» Instruction
Take the lines from the top down to and including the one with "var errData = categories.map(function" and repeat them exactly. Omit images.

» Data segment
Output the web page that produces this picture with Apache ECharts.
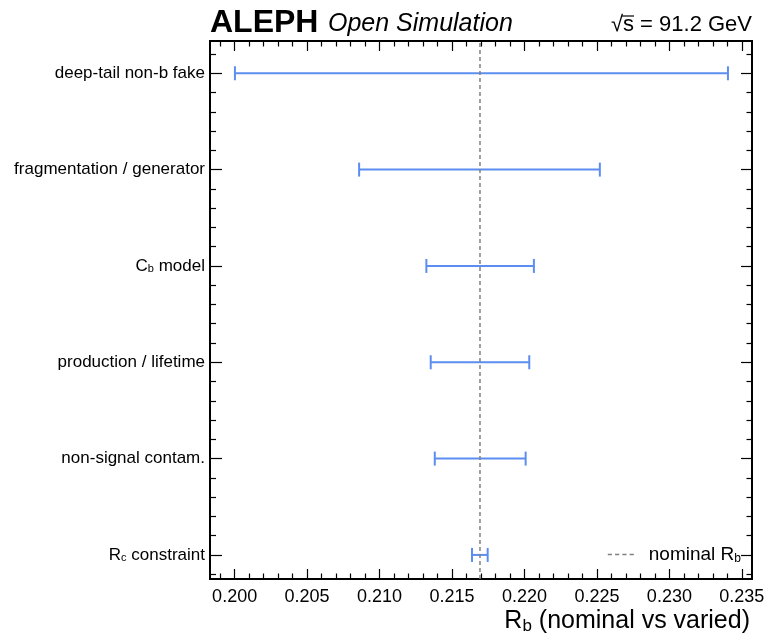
<!DOCTYPE html>
<html>
<head>
<meta charset="utf-8">
<script src="https://cdn.jsdelivr.net/npm/echarts@6/dist/echarts.min.js"></script>
<style>html,body{margin:0;padding:0;background:#fff;}#c{width:771px;height:637px;}</style>
</head>
<body>
<div id="c"></div>
<script>
// ---- data ----
var categories = ['R{s|c} constraint', 'non-signal contam.', 'production / lifetime', '{n|C}{s|b}{n| model}', 'fragmentation / generator', 'deep-tail non-b fake'];
var lowValues  = [0.21638, 0.21381, 0.21353, 0.21323, 0.20859, 0.20002];
var highValues = [0.21746, 0.22008, 0.22033, 0.22065, 0.22520, 0.23404];
var nominalRb = 0.21693;
var xMajorTicks = [0.200, 0.205, 0.210, 0.215, 0.220, 0.225, 0.230, 0.235];
var xRange = [0.1983, 0.2357];
var yRange = [-0.25, 5.335];

var FONT = 'Liberation Sans, Arial, Helvetica, sans-serif';
var barColor = '#5b8ef0';

var yMajor = categories.map(function (c, i) { return i; });
var yMinor = [];
for (var k = -1; k <= 26; k++) { var v = +(k * 0.2).toFixed(3); if (k % 5 !== 0 && v > yRange[0] && v < yRange[1]) yMinor.push(v); }
var xMinor = [];
for (var m = 198; m <= 236; m++) { var xv = m / 1000; if (m % 5 !== 0 && xv > xRange[0] && xv < xRange[1]) xMinor.push(xv); }

var errData = categories.map(function (c, i) { return [i, lowValues[i], highValues[i]]; });

function xAxisDef(pos, ticks, len, labels) {
  return {
    type: 'value', position: pos, min: xRange[0], max: xRange[1],
    axisLine: { show: false, onZero: false }, splitLine: { show: false },
    axisTick: { show: true, inside: true, length: len, customValues: ticks, lineStyle: { color: '#000', width: 1.2 } },
    axisLabel: labels ? { show: true, customValues: ticks, margin: 9, fontSize: 18, color: '#000', fontFamily: FONT,
      hideOverlap: false, showMinLabel: true, showMaxLabel: true,
      formatter: function (v) { return v.toFixed(3); } } : { show: false }
  };
}
function yAxisDef(pos, ticks, len, labels) {
  return {
    type: 'value', position: pos, min: yRange[0], max: yRange[1],
    axisLine: { show: false, onZero: false }, splitLine: { show: false },
    axisTick: { show: true, inside: true, length: len, customValues: ticks, lineStyle: { color: '#000', width: 1.2 } },
    axisLabel: labels ? { show: true, customValues: ticks, margin: 5, fontSize: 17, color: '#000', fontFamily: FONT,
      formatter: function (v) { return categories[Math.round(v)]; },
      rich: { s: { fontSize: 11, verticalAlign: 'bottom', padding: [7, 0, 0, 0], fontFamily: FONT, color: '#000' },
              n: { fontSize: 17, fontFamily: FONT, color: '#000' } } } : { show: false }
  };
}

var xMain = xAxisDef('bottom', xMajorTicks, 10, true);
xMain.name = '{a|R}{s|b}{a| (nominal vs varied)}';
xMain.nameLocation = 'end';
xMain.nameGap = -2;
xMain.nameTextStyle = { align: 'right', verticalAlign: 'top', padding: [29, 0, 0, 0], color: '#000', fontFamily: FONT,
  rich: { a: { fontSize: 25, fontFamily: FONT, color: '#000' }, s: { fontSize: 17, fontFamily: FONT, color: '#000', verticalAlign: 'bottom', padding: [10, 0, 0, 0] } } };

var chart = echarts.init(document.getElementById('c'));
chart.setOption({
  animation: false,
  backgroundColor: '#fff',
  grid: { left: 210, right: 19, top: 41, bottom: 58, show: true, borderColor: '#000', borderWidth: 2, backgroundColor: 'transparent',
          containLabel: false, outerBoundsMode: 'none' },
  xAxis: [
    xMain,
    xAxisDef('bottom', xMinor, 5.5, false),
    xAxisDef('top', xMajorTicks, 10, false),
    xAxisDef('top', xMinor, 5.5, false)
  ],
  yAxis: [
    yAxisDef('left', yMajor, 12, true),
    yAxisDef('left', yMinor, 6, false),
    yAxisDef('right', yMajor, 11, false),
    yAxisDef('right', yMinor, 5.5, false)
  ],
  legend: {
    show: true, right: 25, top: 540, orient: 'vertical',
    itemWidth: 26, itemHeight: 1.6, itemGap: 0,
    data: [{ name: 'nominal', icon: 'path://M0,0h4v1.5h-4z M7,0h4v1.5h-4z M14,0h4v1.5h-4z M21,0h4v1.5h-4z' }],
    itemStyle: { color: '#808080' },
    formatter: function () { return '{a|nominal R}{s|b}'; },
    textStyle: { padding: [0, 0, 0, 10], rich: {
      a: { fontSize: 19, fontFamily: FONT, color: '#000' },
      s: { fontSize: 12, fontFamily: FONT, color: '#000', verticalAlign: 'bottom', padding: [8, 0, 0, 0] } } }
  },
  series: [
    {
      type: 'custom', name: 'variations', xAxisIndex: 0, yAxisIndex: 0, clip: false,
      data: errData,
      encode: { x: [1, 2], y: 0 },
      renderItem: function (params, api) {
        var y = api.value(0);
        var p1 = api.coord([api.value(1), y]);
        var p2 = api.coord([api.value(2), y]);
        var h = 7;
        var st = { stroke: barColor, lineWidth: 2 };
        return { type: 'group', children: [
          { type: 'line', shape: { x1: p1[0], y1: p1[1], x2: p2[0], y2: p2[1] }, style: st },
          { type: 'line', shape: { x1: p1[0], y1: p1[1] - h, x2: p1[0], y2: p1[1] + h }, style: st },
          { type: 'line', shape: { x1: p2[0], y1: p2[1] - h, x2: p2[0], y2: p2[1] + h }, style: st }
        ] };
      },
      z: 2
    },
    {
      type: 'line', name: 'nominal', xAxisIndex: 0, yAxisIndex: 0,
      data: [[nominalRb, yRange[0]], [nominalRb, yRange[1]]],
      symbol: 'none', showSymbol: false,
      lineStyle: { color: '#808080', width: 1.5, type: [4, 3] },
      itemStyle: { color: '#808080' },
      z: 3
    }
  ],
  graphic: [
    { type: 'text', left: 210, top: 7, style: { text: 'ALEPH', font: 'bold 32px ' + FONT, fill: '#000' } },
    { type: 'text', left: 328, top: 12, style: { text: 'Open Simulation', font: 'italic 25px ' + FONT, fill: '#000' } },
    { type: 'text', right: 19, top: 14, style: { text: '√s = 91.2 GeV', font: '22px ' + FONT, fill: '#000' } },
    { type: 'line', shape: { x1: 622, y1: 16, x2: 634, y2: 16 }, style: { stroke: '#000', lineWidth: 1.2 } }
  ]
});
</script>
</body>
</html>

» Final result
Output the web page that produces this picture with Apache ECharts.
<!DOCTYPE html>
<html>
<head>
<meta charset="utf-8">
<script src="https://cdn.jsdelivr.net/npm/echarts@6/dist/echarts.min.js"></script>
<style>html,body{margin:0;padding:0;background:#fff;}#c{width:771px;height:637px;}</style>
</head>
<body>
<div id="c"></div>
<script>
// ---- data ----
var categories = ['R{s|c} constraint', 'non-signal contam.', 'production / lifetime', '{n|C}{s|b}{n| model}', 'fragmentation / generator', 'deep-tail non-b fake'];
var lowValues  = [0.21638, 0.21381, 0.21353, 0.21323, 0.20859, 0.20002];
var highValues = [0.21746, 0.22008, 0.22033, 0.22065, 0.22520, 0.23404];
var nominalRb = 0.21693;
var xMajorTicks = [0.200, 0.205, 0.210, 0.215, 0.220, 0.225, 0.230, 0.235];
var xRange = [0.1983, 0.2357];
var yRange = [-0.25, 5.335];

var FONT = 'Liberation Sans, Arial, Helvetica, sans-serif';
var barColor = '#5b8ef0';

var yMajor = categories.map(function (c, i) { return i; });
var yMinor = [];
for (var k = -1; k <= 26; k++) { var v = +(k * 0.2).toFixed(3); if (k % 5 !== 0 && v > yRange[0] && v < yRange[1]) yMinor.push(v); }
var xMinor = [];
for (var m = 198; m <= 236; m++) { var xv = m / 1000; if (m % 5 !== 0 && xv > xRange[0] && xv < xRange[1]) xMinor.push(xv); }

var errData = categories.map(function (c, i) { return [i, lowValues[i], highValues[i]]; });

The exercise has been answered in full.